Climate governance – that is, effective management of the global climate system – is thus of vital importance. However, building effective collective mechanisms to govern impacts on the climate system at the planetary level presents particular challenges, e.g. the complexity of the relevant science and the progressive refinement of scientific knowledge about our global climate and planetary systems, and the challenge of communicating this knowledge to the general public and to policy makers. There is also the urgency of addressing this issue; the Intergovernmental Panel on Climate Change (IPCC) has underlined that the international community has a narrow window of opportunity to act to keep global temperature rise at safe levels. Modern international climate governance is organized around three pillars: mitigation, adaptation and means of implementation. Under each pillar are many issues and policies, illustrating the many ways climate change affects society.

In the first decade of the 21st century, a paradox had arisen between rising awareness about the causes and consequences of climate change and an increasing concern that the issues that surround it represent an intractable problem. Initially, climate change was approached as a global issue, and climate governance sought to address it on the international stage. This took the form of Multilateral Environmental Agreements (MEAs), beginning with the United Nations Framework Convention on Climate Change (UNFCCC) in 1992. With the exception of the Kyoto Protocol, international agreements between nations had been largely ineffective in achieving legally binding emissions cuts. With the end of the Kyoto Protocol's first commitment period in 2012, between 2013 and 2015 there was no legally binding global climate regime. This inertia on the international political stage contributed to alternative political narratives that called for more flexible, cost effective and participatory approaches to addressing the multifarious problems of climate change. These narratives relate to the increasing diversity of methods that are being developed and deployed across the field of climate governance.

In 2015, the Paris Agreement was signed, which is a legally binding international treaty on climate change. Its goal is to limit global warming to "well below 2", and preferably 1.5 degrees Celsius above preindustrial levels, and to achieve this goal, countries agree to peak greenhouse gas emissions as soon as possible to achieve a climate-neutral world by mid-century. It commits all nations of the world to achieving a "balance between anthropogenic emissions by sources and removals of greenhouse gases in the second half of this century." The Paris Agreement marked a new era for global energy and climate policies. Under its framework, each country submits its own nationally determined contribution (NDC) based on its particular situation. Though the Paris Agreement is legally binding, as an extension to the UNFCCC, the NDCs are not legally binding.
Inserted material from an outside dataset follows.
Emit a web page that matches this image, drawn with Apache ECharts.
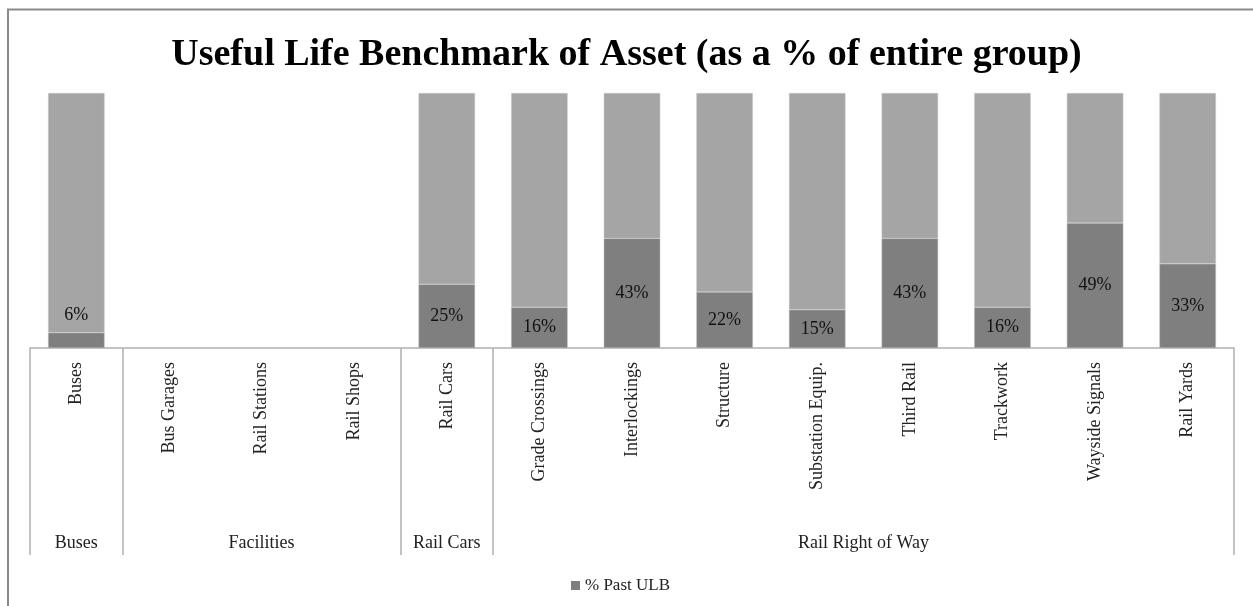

This was because a legally binding treaty would have required ratification by the United States Senate, which was not supportive.

==Background==
The development of climate governance can be traced firstly to climate diplomacy between inter-state actors and secondly to the development of transnational networks and non-state actors. The timeline above highlights key points throughout this process. The point of creation is difficult to determine exactly, however a definitive point in its history is the 1992 United Nations Framework Convention on Climate Change (UNFCCC) in Rio. This has been termed "the first major milestone in the history of climate diplomacy". The conference addressed nations from across the globe and sought to emulate the diplomatic success of the Montreal Protocol in phasing out ozone-depleting chemicals.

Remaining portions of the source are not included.